Copy the material that follows word for word and omit its pictures.

#### STORED DATA:
-*-
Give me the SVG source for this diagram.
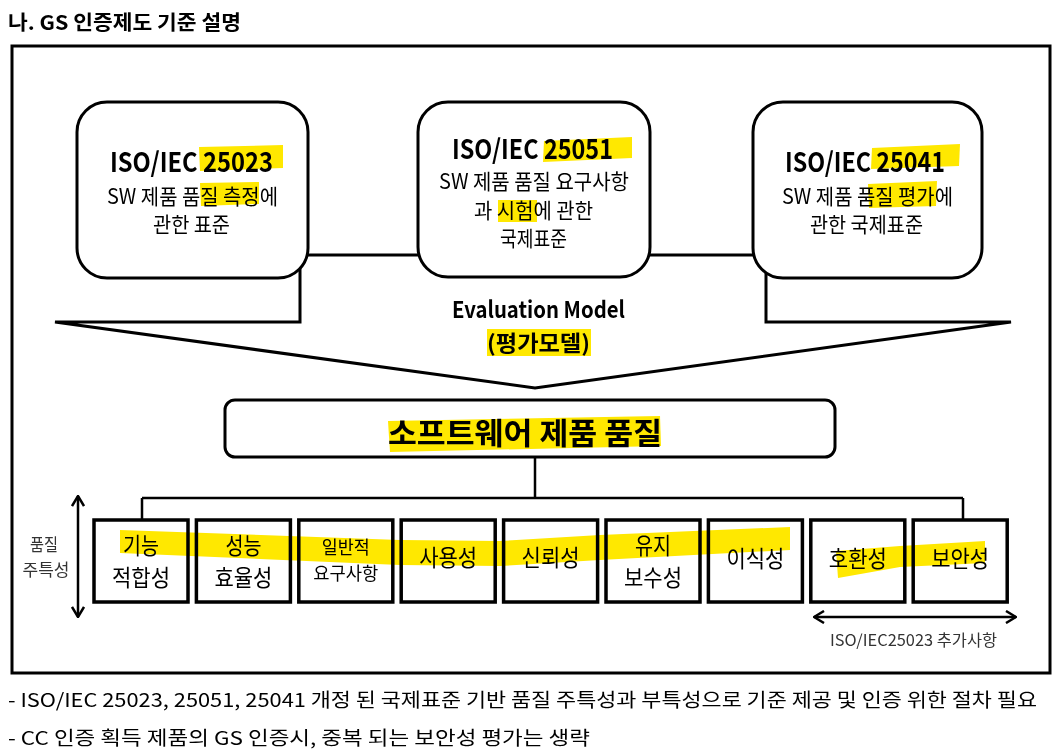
<svg xmlns="http://www.w3.org/2000/svg" width="1059" height="752" viewBox="0 0 1059 752">
<defs>
<style>
text{font-family:"Noto Sans CJK KR","Liberation Sans",sans-serif;fill:#000}
.b{font-weight:bold}
.box{fill:#fff;stroke:#000;stroke-width:3}
.sq{fill:#fff;stroke:#000;stroke-width:3.5}
.ln{fill:none;stroke:#000;stroke-width:2.5}
.hl{fill:#FFE800;mix-blend-mode:multiply}
.m{text-anchor:middle}
.g{fill:#333}
</style>
<marker id="chev" viewBox="0 0 12 14" refX="11" refY="7" markerWidth="12" markerHeight="14" markerUnits="userSpaceOnUse" orient="auto-start-reverse">
<path d="M1,1 L11,7 L1,13" fill="none" stroke="#000" stroke-width="2.5"/>
</marker>
</defs>
<rect width="1059" height="752" fill="#fff"/>
<text id="title" class="b" x="8" y="30" font-size="20" textLength="233" lengthAdjust="spacingAndGlyphs">나. GS 인증제도 기준 설명</text>
<rect id="frame" x="12" y="46" width="1038" height="627" fill="none" stroke="#000" stroke-width="3"/>
<g id="evaluation-model">
<path d="M55,322 L300,322 L300,255 L766,255 L766,322 L1011,322 L535,388 Z" fill="#fff" stroke="#000" stroke-width="3" stroke-linejoin="miter"/>
<text class="b" x="452" y="318" font-size="23" textLength="173" lengthAdjust="spacingAndGlyphs">Evaluation Model</text>
<text class="b" x="487" y="351" font-size="22" textLength="103" lengthAdjust="spacingAndGlyphs">(평가모델)</text>
</g>
<g id="iso25023">
<rect class="box" x="77" y="102" width="231" height="176" rx="30"/>
<text class="b" x="110" y="172" font-size="27" textLength="163" lengthAdjust="spacingAndGlyphs">ISO/IEC 25023</text>
<text x="107" y="204" font-size="21" textLength="171" lengthAdjust="spacingAndGlyphs">SW 제품 품질 측정에</text>
<text x="153" y="232" font-size="21" textLength="77" lengthAdjust="spacingAndGlyphs">관한 표준</text>
</g>
<g id="iso25051">
<rect class="box" x="418" y="102" width="232" height="175" rx="30"/>
<text class="b" x="452" y="159" font-size="27" textLength="161" lengthAdjust="spacingAndGlyphs">ISO/IEC 25051</text>
<text x="439" y="189" font-size="21" textLength="190" lengthAdjust="spacingAndGlyphs">SW 제품 품질 요구사항</text>
<text x="474" y="218" font-size="21" textLength="119" lengthAdjust="spacingAndGlyphs">과 시험에 관한</text>
<text x="500" y="246" font-size="21" textLength="67" lengthAdjust="spacingAndGlyphs">국제표준</text>
</g>
<g id="iso25041">
<rect class="box" x="753" y="102" width="229" height="176" rx="30"/>
<text class="b" x="785" y="172" font-size="27" textLength="160" lengthAdjust="spacingAndGlyphs">ISO/IEC 25041</text>
<text x="782" y="204" font-size="21" textLength="171" lengthAdjust="spacingAndGlyphs">SW 제품 품질 평가에</text>
<text x="810" y="232" font-size="21" textLength="113" lengthAdjust="spacingAndGlyphs">관한 국제표준</text>
</g>
<g id="sw-quality">
<rect x="225" y="400" width="610" height="57" rx="10" fill="#fff" stroke="#000" stroke-width="3"/>
<text class="b" x="388" y="444" font-size="30" textLength="274" lengthAdjust="spacingAndGlyphs">소프트웨어 제품 품질</text>
</g>
<g id="connectors">
<path class="ln" d="M535,457 V498 M142,498 H963 M142,498 V520 M963,498 V520"/>
<line class="ln" x1="78" y1="496" x2="78" y2="617" marker-start="url(#chev)" marker-end="url(#chev)"/>
<line class="ln" x1="814" y1="617" x2="1016" y2="617" marker-start="url(#chev)" marker-end="url(#chev)"/>
</g>
<g id="c1"><rect class="sq" x="94" y="520" width="94" height="82"/>
<text class="m" x="141" y="554" font-size="23" textLength="36" lengthAdjust="spacingAndGlyphs">기능</text>
<text class="m" x="141" y="586" font-size="23" textLength="58" lengthAdjust="spacingAndGlyphs">적합성</text></g>
<g id="c2"><rect class="sq" x="196.4" y="520" width="94" height="82"/>
<text class="m" x="243.4" y="554" font-size="23" textLength="36" lengthAdjust="spacingAndGlyphs">성능</text>
<text class="m" x="243.4" y="586" font-size="23" textLength="58" lengthAdjust="spacingAndGlyphs">효율성</text></g>
<g id="c3"><rect class="sq" x="298.8" y="520" width="94" height="82"/>
<text class="m" x="345.8" y="554" font-size="18" textLength="48" lengthAdjust="spacingAndGlyphs">일반적</text>
<text class="m" x="345.8" y="580" font-size="18" textLength="65" lengthAdjust="spacingAndGlyphs">요구사항</text></g>
<g id="c4"><rect class="sq" x="401.2" y="520" width="94" height="82"/>
<text class="m" x="448.2" y="566" font-size="23" textLength="58" lengthAdjust="spacingAndGlyphs">사용성</text></g>
<g id="c5"><rect class="sq" x="503.6" y="520" width="94" height="82"/>
<text class="m" x="550.6" y="566" font-size="23" textLength="58" lengthAdjust="spacingAndGlyphs">신뢰성</text></g>
<g id="c6"><rect class="sq" x="606" y="520" width="94" height="82"/>
<text class="m" x="653" y="554" font-size="23" textLength="36" lengthAdjust="spacingAndGlyphs">유지</text>
<text class="m" x="653" y="586" font-size="23" textLength="58" lengthAdjust="spacingAndGlyphs">보수성</text></g>
<g id="c7"><rect class="sq" x="708.4" y="520" width="94" height="82"/>
<text class="m" x="755.4" y="567" font-size="23" textLength="58" lengthAdjust="spacingAndGlyphs">이식성</text></g>
<g id="c8"><rect class="sq" x="810.8" y="520" width="94" height="82"/>
<text class="m" x="857.8" y="567" font-size="23" textLength="58" lengthAdjust="spacingAndGlyphs">호환성</text></g>
<g id="c9"><rect class="sq" x="913.2" y="520" width="94" height="82"/>
<text class="m" x="960.2" y="567" font-size="23" textLength="58" lengthAdjust="spacingAndGlyphs">보안성</text></g>
<g id="side-label">
<text class="m g" x="44" y="551" font-size="17" textLength="28" lengthAdjust="spacingAndGlyphs">품질</text>
<text class="m g" x="46" y="576" font-size="17" textLength="47" lengthAdjust="spacingAndGlyphs">주특성</text>
</g>
<text id="added" class="g" x="830" y="646" font-size="16" textLength="167" lengthAdjust="spacingAndGlyphs">ISO/IEC25023 추가사항</text>
<g id="highlights">
<polygon class="hl" points="199,147 283,145 283,168 200,171"/>
<polygon class="hl" points="200,183 259,182 259,204 201,206"/>
<polygon class="hl" points="544,141 632,137 632,158 543,162"/>
<rect class="hl" x="498" y="200" width="39" height="22"/>
<polygon class="hl" points="872,148 960,144 959,166 871,169"/>
<polygon class="hl" points="868,184 937,181 936,206 869,208"/>
<rect class="hl" x="487" y="329" width="104" height="27"/>
<polygon class="hl" points="388,421 660,416 661,446 390,452"/>
<polygon class="hl" points="120,530 400,540 500,541 600,535 790,527 790,550 600,560 500,566 400,565 120,553"/>
<polygon class="hl" points="836,551 900,546 985,541 985,563 900,567 838,578"/>
</g>
<text id="note1" x="8" y="707" font-size="19" textLength="1029" lengthAdjust="spacingAndGlyphs">- ISO/IEC 25023, 25051, 25041 개정 된 국제표준 기반 품질 주특성과 부특성으로 기준 제공 및 인증 위한 절차 필요</text>
<text id="note2" x="8" y="745" font-size="19" textLength="582" lengthAdjust="spacingAndGlyphs">- CC 인증 획득 제품의 GS 인증시, 중복 되는 보안성 평가는 생략</text>
</svg>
-*-
#### ANSWER TO THIS EXERCISE:
Give me the SVG source for this diagram.
<svg xmlns="http://www.w3.org/2000/svg" width="1059" height="752" viewBox="0 0 1059 752">
<defs>
<style>
text{font-family:"Noto Sans CJK KR","Liberation Sans",sans-serif;fill:#000}
.b{font-weight:bold}
.box{fill:#fff;stroke:#000;stroke-width:3}
.sq{fill:#fff;stroke:#000;stroke-width:3.5}
.ln{fill:none;stroke:#000;stroke-width:2.5}
.hl{fill:#FFE800;mix-blend-mode:multiply}
.m{text-anchor:middle}
.g{fill:#333}
</style>
<marker id="chev" viewBox="0 0 12 14" refX="11" refY="7" markerWidth="12" markerHeight="14" markerUnits="userSpaceOnUse" orient="auto-start-reverse">
<path d="M1,1 L11,7 L1,13" fill="none" stroke="#000" stroke-width="2.5"/>
</marker>
</defs>
<rect width="1059" height="752" fill="#fff"/>
<text id="title" class="b" x="8" y="30" font-size="20" textLength="233" lengthAdjust="spacingAndGlyphs">나. GS 인증제도 기준 설명</text>
<rect id="frame" x="12" y="46" width="1038" height="627" fill="none" stroke="#000" stroke-width="3"/>
<g id="evaluation-model">
<path d="M55,322 L300,322 L300,255 L766,255 L766,322 L1011,322 L535,388 Z" fill="#fff" stroke="#000" stroke-width="3" stroke-linejoin="miter"/>
<text class="b" x="452" y="318" font-size="23" textLength="173" lengthAdjust="spacingAndGlyphs">Evaluation Model</text>
<text class="b" x="487" y="351" font-size="22" textLength="103" lengthAdjust="spacingAndGlyphs">(평가모델)</text>
</g>
<g id="iso25023">
<rect class="box" x="77" y="102" width="231" height="176" rx="30"/>
<text class="b" x="110" y="172" font-size="27" textLength="163" lengthAdjust="spacingAndGlyphs">ISO/IEC 25023</text>
<text x="107" y="204" font-size="21" textLength="171" lengthAdjust="spacingAndGlyphs">SW 제품 품질 측정에</text>
<text x="153" y="232" font-size="21" textLength="77" lengthAdjust="spacingAndGlyphs">관한 표준</text>
</g>
<g id="iso25051">
<rect class="box" x="418" y="102" width="232" height="175" rx="30"/>
<text class="b" x="452" y="159" font-size="27" textLength="161" lengthAdjust="spacingAndGlyphs">ISO/IEC 25051</text>
<text x="439" y="189" font-size="21" textLength="190" lengthAdjust="spacingAndGlyphs">SW 제품 품질 요구사항</text>
<text x="474" y="218" font-size="21" textLength="119" lengthAdjust="spacingAndGlyphs">과 시험에 관한</text>
<text x="500" y="246" font-size="21" textLength="67" lengthAdjust="spacingAndGlyphs">국제표준</text>
</g>
<g id="iso25041">
<rect class="box" x="753" y="102" width="229" height="176" rx="30"/>
<text class="b" x="785" y="172" font-size="27" textLength="160" lengthAdjust="spacingAndGlyphs">ISO/IEC 25041</text>
<text x="782" y="204" font-size="21" textLength="171" lengthAdjust="spacingAndGlyphs">SW 제품 품질 평가에</text>
<text x="810" y="232" font-size="21" textLength="113" lengthAdjust="spacingAndGlyphs">관한 국제표준</text>
</g>
<g id="sw-quality">
<rect x="225" y="400" width="610" height="57" rx="10" fill="#fff" stroke="#000" stroke-width="3"/>
<text class="b" x="388" y="444" font-size="30" textLength="274" lengthAdjust="spacingAndGlyphs">소프트웨어 제품 품질</text>
</g>
<g id="connectors">
<path class="ln" d="M535,457 V498 M142,498 H963 M142,498 V520 M963,498 V520"/>
<line class="ln" x1="78" y1="496" x2="78" y2="617" marker-start="url(#chev)" marker-end="url(#chev)"/>
<line class="ln" x1="814" y1="617" x2="1016" y2="617" marker-start="url(#chev)" marker-end="url(#chev)"/>
</g>
<g id="c1"><rect class="sq" x="94" y="520" width="94" height="82"/>
<text class="m" x="141" y="554" font-size="23" textLength="36" lengthAdjust="spacingAndGlyphs">기능</text>
<text class="m" x="141" y="586" font-size="23" textLength="58" lengthAdjust="spacingAndGlyphs">적합성</text></g>
<g id="c2"><rect class="sq" x="196.4" y="520" width="94" height="82"/>
<text class="m" x="243.4" y="554" font-size="23" textLength="36" lengthAdjust="spacingAndGlyphs">성능</text>
<text class="m" x="243.4" y="586" font-size="23" textLength="58" lengthAdjust="spacingAndGlyphs">효율성</text></g>
<g id="c3"><rect class="sq" x="298.8" y="520" width="94" height="82"/>
<text class="m" x="345.8" y="554" font-size="18" textLength="48" lengthAdjust="spacingAndGlyphs">일반적</text>
<text class="m" x="345.8" y="580" font-size="18" textLength="65" lengthAdjust="spacingAndGlyphs">요구사항</text></g>
<g id="c4"><rect class="sq" x="401.2" y="520" width="94" height="82"/>
<text class="m" x="448.2" y="566" font-size="23" textLength="58" lengthAdjust="spacingAndGlyphs">사용성</text></g>
<g id="c5"><rect class="sq" x="503.6" y="520" width="94" height="82"/>
<text class="m" x="550.6" y="566" font-size="23" textLength="58" lengthAdjust="spacingAndGlyphs">신뢰성</text></g>
<g id="c6"><rect class="sq" x="606" y="520" width="94" height="82"/>
<text class="m" x="653" y="554" font-size="23" textLength="36" lengthAdjust="spacingAndGlyphs">유지</text>
<text class="m" x="653" y="586" font-size="23" textLength="58" lengthAdjust="spacingAndGlyphs">보수성</text></g>
<g id="c7"><rect class="sq" x="708.4" y="520" width="94" height="82"/>
<text class="m" x="755.4" y="567" font-size="23" textLength="58" lengthAdjust="spacingAndGlyphs">이식성</text></g>
<g id="c8"><rect class="sq" x="810.8" y="520" width="94" height="82"/>
<text class="m" x="857.8" y="567" font-size="23" textLength="58" lengthAdjust="spacingAndGlyphs">호환성</text></g>
<g id="c9"><rect class="sq" x="913.2" y="520" width="94" height="82"/>
<text class="m" x="960.2" y="567" font-size="23" textLength="58" lengthAdjust="spacingAndGlyphs">보안성</text></g>
<g id="side-label">
<text class="m g" x="44" y="551" font-size="17" textLength="28" lengthAdjust="spacingAndGlyphs">품질</text>
<text class="m g" x="46" y="576" font-size="17" textLength="47" lengthAdjust="spacingAndGlyphs">주특성</text>
</g>
<text id="added" class="g" x="830" y="646" font-size="16" textLength="167" lengthAdjust="spacingAndGlyphs">ISO/IEC25023 추가사항</text>
<g id="highlights">
<polygon class="hl" points="199,147 283,145 283,168 200,171"/>
<polygon class="hl" points="200,183 259,182 259,204 201,206"/>
<polygon class="hl" points="544,141 632,137 632,158 543,162"/>
<rect class="hl" x="498" y="200" width="39" height="22"/>
<polygon class="hl" points="872,148 960,144 959,166 871,169"/>
<polygon class="hl" points="868,184 937,181 936,206 869,208"/>
<rect class="hl" x="487" y="329" width="104" height="27"/>
<polygon class="hl" points="388,421 660,416 661,446 390,452"/>
<polygon class="hl" points="120,530 400,540 500,541 600,535 790,527 790,550 600,560 500,566 400,565 120,553"/>
<polygon class="hl" points="836,551 900,546 985,541 985,563 900,567 838,578"/>
</g>
<text id="note1" x="8" y="707" font-size="19" textLength="1029" lengthAdjust="spacingAndGlyphs">- ISO/IEC 25023, 25051, 25041 개정 된 국제표준 기반 품질 주특성과 부특성으로 기준 제공 및 인증 위한 절차 필요</text>
<text id="note2" x="8" y="745" font-size="19" textLength="582" lengthAdjust="spacingAndGlyphs">- CC 인증 획득 제품의 GS 인증시, 중복 되는 보안성 평가는 생략</text>
</svg>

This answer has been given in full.